◆ **AVAILABLE RECORDS**
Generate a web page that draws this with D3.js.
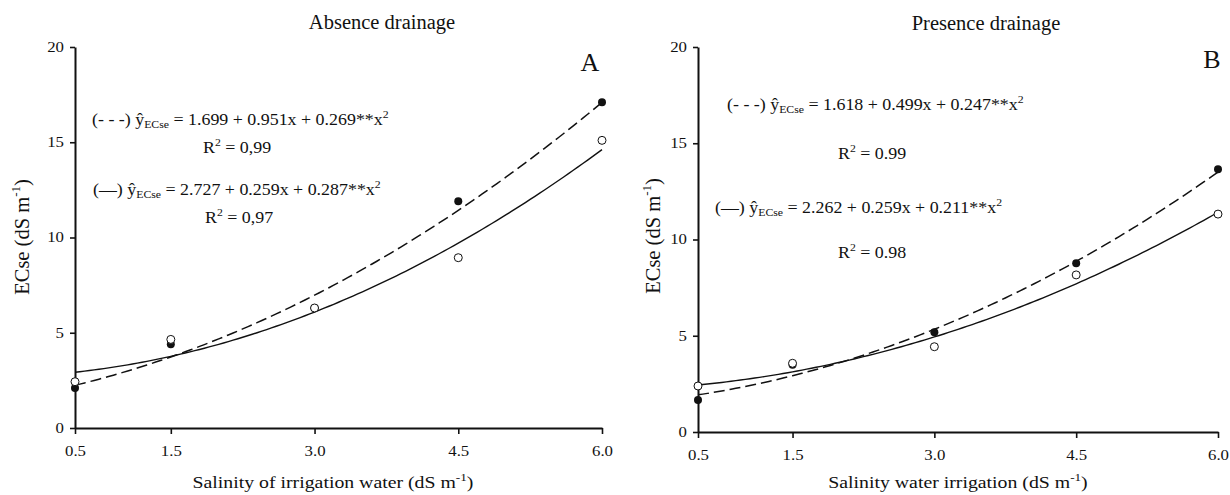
<!DOCTYPE html>
<html>
<head>
<meta charset="utf-8">
<script src="https://cdn.jsdelivr.net/npm/d3@7"></script>
<style>
  html, body { margin: 0; padding: 0; background: #fff; }
  svg { display: block; font-family: "Liberation Serif", "Times New Roman", serif; }
</style>
</head>
<body>
<svg id="chart" width="1230" height="495"></svg>
<script>
// ---------------- DATA ----------------
const salinity = [0.5, 1.5, 3.0, 4.5, 6.0];
const xTickLabels = ["0.5", "1.5", "3.0", "4.5", "6.0"];
const yTicks = [0, 5, 10, 15, 20];

const absenceFilled = [2.1, 4.4, 6.3, 11.9, 17.1];
const absenceOpen = [2.43, 4.65, 6.3, 8.94, 15.1];
const presenceFilled = [1.66, 3.5, 5.18, 8.76, 13.65];
const presenceOpen = [2.39, 3.57, 4.43, 8.16, 11.32];

// regression coefficients printed on the chart (a, b, c of a + b x + c x^2)
const absenceDashedCoef = [1.699, 0.951, 0.269];
const absenceSolidCoef = [2.727, 0.259, 0.287];
const presenceDashedCoef = [1.618, 0.499, 0.247];
const presenceSolidCoef = [2.262, 0.259, 0.211];

const absenceR2 = ["0,99", "0,97"];
const presenceR2 = ["0.99", "0.98"];

const titles = ["Absence drainage", "Presence drainage"];
const panelLetters = ["A", "B"];
const xAxisTitles = ["Salinity of irrigation water (dS m", "Salinity water irrigation (dS m"];
const yAxisTitle = "ECse (dS m";

// ---------------- LAYOUT ----------------
const SX = 1.2;   // horizontal stretch of tick / axis text
const SXE = 1.12; // horizontal stretch of equation text
const panels = [
  {
    x0: 75, x1: 602, y0: 428, y1: 47,
    filled: absenceFilled, open: absenceOpen,
    dashed: absenceDashedCoef, solid: absenceSolidCoef, r2: absenceR2,
    title: titles[0], titleX: 382, titleY: 29,
    letter: panelLetters[0], letterX: 590, letterY: 71,
    xTitle: xAxisTitles[0], xTitleX: 333, xTitleY: 488,
    yTitleX: 29, yTitleY: 237,
    eq: [{x: 92, y: 125}, {x: 203, y: 153}, {x: 93, y: 195}, {x: 205, y: 223}]
  },
  {
    x0: 698, x1: 1218, y0: 432, y1: 47,
    filled: presenceFilled, open: presenceOpen,
    dashed: presenceDashedCoef, solid: presenceSolidCoef, r2: presenceR2,
    title: titles[1], titleX: 986, titleY: 30,
    letter: panelLetters[1], letterX: 1212, letterY: 68,
    xTitle: xAxisTitles[1], xTitleX: 958, xTitleY: 488,
    yTitleX: 660, yTitleY: 236,
    eq: [{x: 727, y: 110}, {x: 838, y: 159}, {x: 715, y: 213}, {x: 838, y: 258}]
  }
];

const svg = d3.select("#chart");
const ink = "#111";

function fmtCoef(v) { return v.toFixed(3); }

function equation(g, pos, prefix, coef) {
  const t = g.append("text")
    .attr("transform", `translate(${pos.x},${pos.y}) scale(${SXE},1)`)
    .attr("font-size", 16).attr("fill", ink);
  t.append("tspan").text(prefix + " ");
  t.append("tspan").text("\u0177");
  t.append("tspan").attr("font-size", 10.5).attr("dy", 3).text("ECse");
  t.append("tspan").attr("dy", -3).text(` = ${fmtCoef(coef[0])} + ${fmtCoef(coef[1])}x + ${fmtCoef(coef[2])}**x`);
  t.append("tspan").attr("font-size", 10.5).attr("dy", -7).text("2");
}

function r2Text(g, pos, val) {
  const t = g.append("text")
    .attr("transform", `translate(${pos.x},${pos.y}) scale(${SXE},1)`)
    .attr("font-size", 16).attr("fill", ink);
  t.append("tspan").text("R");
  t.append("tspan").attr("font-size", 10.5).attr("dy", -7).text("2");
  t.append("tspan").attr("dy", 7).text(" = " + val);
}

panels.forEach(p => {
  const g = svg.append("g");
  const x = d3.scaleLinear().domain([0.5, 6.0]).range([p.x0, p.x1]);
  const y = d3.scaleLinear().domain([0, 20]).range([p.y0, p.y1]);

  // axes
  const xAxis = d3.axisBottom(x).tickValues(salinity)
    .tickFormat((d, i) => xTickLabels[i]).tickSize(6).tickSizeOuter(0).tickPadding(12);
  const gx = g.append("g").attr("transform", `translate(0,${p.y0})`).call(xAxis);
  const yAxis = d3.axisLeft(y).tickValues(yTicks).tickSize(5).tickSizeOuter(0).tickPadding(7);
  const gy = g.append("g").attr("transform", `translate(${p.x0},0)`).call(yAxis);

  [gx, gy].forEach(a => {
    a.select(".domain").attr("stroke", ink).attr("stroke-width", 2);
    a.selectAll(".tick line").attr("stroke", ink).attr("stroke-width", 1.6);
    a.selectAll(".tick text")
      .attr("font-family", "Liberation Serif, Times New Roman, serif")
      .attr("font-size", 14).attr("fill", ink);
  });
  gx.selectAll(".tick text").attr("transform", `scale(${SX},1)`);
  gy.selectAll(".tick text").attr("transform", `scale(${SX},1)`).attr("x", -11 / SX);

  // fitted curves
  const grid = d3.range(0, 111).map(i => 0.5 + i * 0.05);
  const curve = c => d3.line()
    .x(d => x(d))
    .y(d => y(c[0] + c[1] * d + c[2] * d * d))(grid);

  g.append("path").attr("d", curve(p.dashed))
    .attr("fill", "none").attr("stroke", ink).attr("stroke-width", 1.5)
    .attr("stroke-dasharray", "11,5");
  g.append("path").attr("d", curve(p.solid))
    .attr("fill", "none").attr("stroke", ink).attr("stroke-width", 1.4);

  // points
  g.selectAll(".pf").data(p.filled).enter().append("circle")
    .attr("cx", (d, i) => x(salinity[i])).attr("cy", d => y(d))
    .attr("r", 4).attr("fill", ink);
  g.selectAll(".po").data(p.open).enter().append("circle")
    .attr("cx", (d, i) => x(salinity[i])).attr("cy", d => y(d))
    .attr("r", 4).attr("fill", "#fff").attr("stroke", ink).attr("stroke-width", 1);

  // title and letter
  g.append("text").attr("x", p.titleX).attr("y", p.titleY)
    .attr("text-anchor", "middle").attr("font-size", 20.5).attr("fill", ink).text(p.title);
  g.append("text").attr("x", p.letterX).attr("y", p.letterY)
    .attr("text-anchor", "middle").attr("font-size", 26).attr("fill", ink).text(p.letter);

  // equations
  equation(g, p.eq[0], "(- - -)", p.dashed);
  r2Text(g, p.eq[1], p.r2[0]);
  equation(g, p.eq[2], "(\u2014)", p.solid);
  r2Text(g, p.eq[3], p.r2[1]);

  // x axis title
  const xt = g.append("text")
    .attr("transform", `translate(${p.xTitleX},${p.xTitleY}) scale(${SX},1)`)
    .attr("text-anchor", "middle").attr("font-size", 16.5).attr("fill", ink);
  xt.append("tspan").text(p.xTitle);
  xt.append("tspan").attr("font-size", 11).attr("dy", -7).text("-1");
  xt.append("tspan").attr("dy", 7).text(")");

  // y axis title
  const yt = g.append("text")
    .attr("transform", `translate(${p.yTitleX},${p.yTitleY}) rotate(-90)`)
    .attr("text-anchor", "middle").attr("font-size", 20.5).attr("fill", ink);
  yt.append("tspan").text(yAxisTitle);
  yt.append("tspan").attr("font-size", 13).attr("dy", -9).text("-1");
  yt.append("tspan").attr("dy", 9).text(")");
});
</script>
</body>
</html>
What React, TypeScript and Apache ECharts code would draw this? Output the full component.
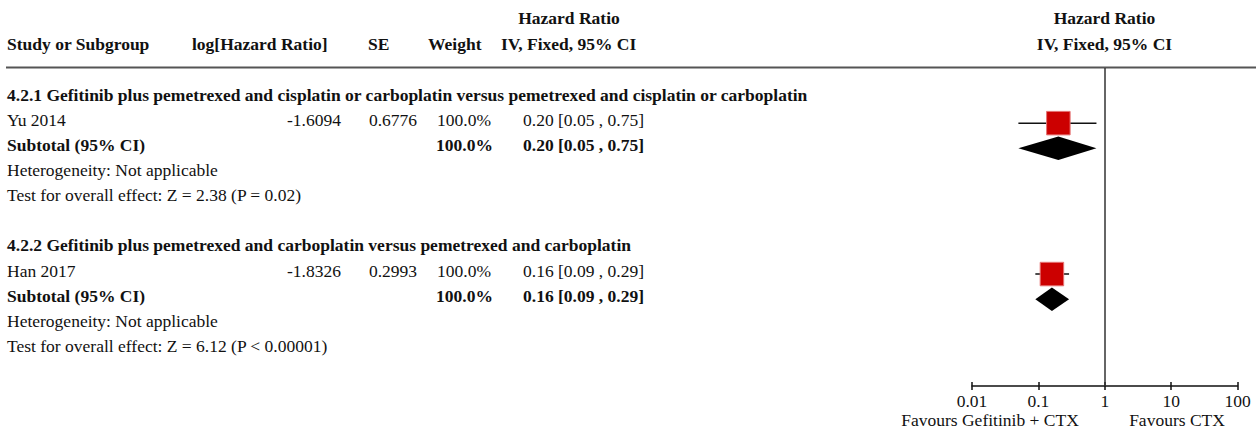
import React, { useEffect, useRef } from "react";
import * as echarts from "echarts";

const groupTitles = [
  "4.2.1 Gefitinib plus pemetrexed and cisplatin or carboplatin versus pemetrexed and cisplatin or carboplatin",
  "4.2.2 Gefitinib plus pemetrexed and carboplatin versus pemetrexed and carboplatin",
];
const studyNames = ["Yu 2014", "Han 2017"];
const logHR = ["-1.6094", "-1.8326"];
const seValues = ["0.6776", "0.2993"];
const studyWeights = [100.0, 100.0];
const studyHR = [0.2, 0.16];
const studyLow = [0.05, 0.09];
const studyHigh = [0.75, 0.29];
const subtotalWeights = [100.0, 100.0];
const subtotalHR = [0.2, 0.16];
const subtotalLow = [0.05, 0.09];
const subtotalHigh = [0.75, 0.29];
const heterogeneity = ["Heterogeneity: Not applicable", "Heterogeneity: Not applicable"];
const overallEffect = [
  "Test for overall effect: Z = 2.38 (P = 0.02)",
  "Test for overall effect: Z = 6.12 (P < 0.00001)",
];
const xTicks = [0.01, 0.1, 1, 10, 100];
const favourLabels = ["Favours Gefitinib + CTX", "Favours CTX"];

const FONT = '"Liberation Serif", "Times New Roman", serif';
const FS = 17.5;
const ROW0 = 98;
const ROWH = 25.15;
const GRID_TOP = 68;
const AXIS_Y = 386;
const TEXT_DY = -3.5;

const rowPx = (r: number) => ROW0 + ROWH * r;
const fmtCI = (h: number, l: number, u: number) =>
  `${h.toFixed(2)} [${l.toFixed(2)} , ${u.toFixed(2)}]`;
const fmtW = (w: number) => `${w.toFixed(1)}%`;

function txt(text: string, x: number, y: number, bold: boolean, align = "left") {
  return {
    type: "text",
    x,
    y,
    silent: true,
    style: {
      text,
      fill: "#111",
      fontFamily: FONT,
      fontSize: FS,
      fontWeight: bold ? "bold" : "normal",
      align,
      verticalAlign: "middle",
    },
  };
}

export default function App() {
  const ref = useRef<HTMLDivElement>(null);
  useEffect(() => {
    if (!ref.current) return;
    const chart = echarts.init(ref.current, null, { renderer: "svg" });

    const graphics: any[] = [];
    graphics.push(txt("Hazard Ratio", 569, 18, true, "center"));
    graphics.push(txt("Study or Subgroup", 7, 44, true));
    graphics.push(txt("log[Hazard Ratio]", 192, 44, true));
    graphics.push(txt("SE", 368, 44, true));
    graphics.push(txt("Weight", 428, 44, true));
    graphics.push(txt("IV, Fixed, 95% CI", 501, 44, true));
    graphics.push(txt("Hazard Ratio", 1104.5, 18, true, "center"));
    graphics.push(txt("IV, Fixed, 95% CI", 1104.5, 44, true, "center"));
    graphics.push({
      type: "line",
      silent: true,
      shape: { x1: 6, y1: 67.5, x2: 1256, y2: 67.5 },
      style: { stroke: "#555", lineWidth: 2 },
    });

    const markData: any[] = [];
    groupTitles.forEach((title, g) => {
      const base = 6 * g;
      graphics.push(txt(title, 7, rowPx(base) + TEXT_DY, true));
      const ys = rowPx(base + 1) + TEXT_DY;
      graphics.push(txt(studyNames[g], 7, ys, false));
      graphics.push(txt(logHR[g], 341, ys, false, "right"));
      graphics.push(txt(seValues[g], 417, ys, false, "right"));
      graphics.push(txt(fmtW(studyWeights[g]), 437, ys, false));
      graphics.push(txt(fmtCI(studyHR[g], studyLow[g], studyHigh[g]), 523, ys, false));
      const yt = rowPx(base + 2) + TEXT_DY;
      graphics.push(txt("Subtotal (95% CI)", 7, yt, true));
      graphics.push(txt(fmtW(subtotalWeights[g]), 436, yt, true));
      graphics.push(txt(fmtCI(subtotalHR[g], subtotalLow[g], subtotalHigh[g]), 523, yt, true));
      graphics.push(txt(heterogeneity[g], 7, rowPx(base + 3) + TEXT_DY, false));
      graphics.push(txt(overallEffect[g], 7, rowPx(base + 4) + TEXT_DY, false));

      markData.push([studyHR[g], studyLow[g], studyHigh[g], base + 1, 0, studyWeights[g]]);
      markData.push([subtotalHR[g], subtotalLow[g], subtotalHigh[g], base + 2, 1, subtotalWeights[g]]);
    });

    graphics.push(txt(favourLabels[0], 990, 420, false, "center"));
    graphics.push(txt(favourLabels[1], 1177, 420, false, "center"));

    const yMin = (GRID_TOP - ROW0) / ROWH;
    const yMax = (AXIS_Y - ROW0) / ROWH;

    const xBase = {
      type: "log",
      logBase: 10,
      min: xTicks[0],
      max: xTicks[xTicks.length - 1],
      position: "bottom",
      splitLine: { show: false },
    };

    chart.setOption({
      animation: false,
      backgroundColor: "#fff",
      grid: { left: 972, right: 18.5, top: GRID_TOP, bottom: 430 - AXIS_Y, containLabel: false },
      xAxis: [
        {
          ...xBase,
          axisLine: { show: true, onZero: false, lineStyle: { color: "#111", width: 1.5 } },
          axisTick: { show: true, length: 4, lineStyle: { color: "#111", width: 1.5 } },
          axisLabel: {
            show: true,
            color: "#111",
            fontFamily: FONT,
            fontSize: FS,
            margin: 6,
            formatter: (v: number) => String(xTicks.find((t) => Math.abs(t - v) / t < 1e-6) ?? v),
          },
        },
        {
          ...xBase,
          axisLine: { show: false, onZero: false },
          axisTick: { show: true, inside: true, length: 4, lineStyle: { color: "#111", width: 1.5 } },
          axisLabel: { show: false },
        },
      ],
      yAxis: {
        type: "value",
        inverse: true,
        min: yMin,
        max: yMax,
        show: false,
        splitLine: { show: false },
      },
      graphic: graphics,
      series: [
        {
          type: "custom",
          xAxisIndex: 0,
          yAxisIndex: 0,
          silent: true,
          data: markData,
          renderItem: (params: any, api: any) => {
            const hr = api.value(0);
            const lo = api.value(1);
            const hi = api.value(2);
            const row = api.value(3);
            const kind = api.value(4);
            const w = api.value(5);
            const c = api.coord([hr, row]);
            const l = api.coord([lo, row]);
            const h = api.coord([hi, row]);
            if (kind === 0) {
              const s = 23.5 * Math.sqrt(w / 100);
              return {
                type: "group",
                children: [
                  {
                    type: "line",
                    shape: { x1: l[0], y1: l[1], x2: h[0], y2: h[1] },
                    style: { stroke: "#111", lineWidth: 1.5 },
                  },
                  {
                    type: "rect",
                    shape: { x: c[0] - s / 2, y: c[1] - s / 2, width: s, height: s },
                    style: { fill: "#cc0000", stroke: "#e57373", lineWidth: 1 },
                  },
                ],
              };
            }
            const hh = 11.7;
            return {
              type: "polygon",
              shape: {
                points: [
                  [l[0], l[1]],
                  [c[0], c[1] - hh],
                  [h[0], h[1]],
                  [c[0], c[1] + hh],
                ],
              },
              style: { fill: "#000" },
            };
          },
          markLine: {
            silent: true,
            symbol: "none",
            label: { show: false },
            lineStyle: { color: "#333", width: 1.5, type: "solid" },
            data: [{ xAxis: 1 }],
          },
        },
      ],
    });
    return () => chart.dispose();
  }, []);
  return (
    <div
      ref={ref}
      style={{ position: "fixed", left: 0, top: 0, width: 1256, height: 430, background: "#fff" }}
    />
  );
}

◆ **GOAL**
Write out every line from the entries where "React" appears.

◆ **TASK SOLUTION**
What React, TypeScript and Apache ECharts code would draw this? Output the full component.
import React, { useEffect, useRef } from "react";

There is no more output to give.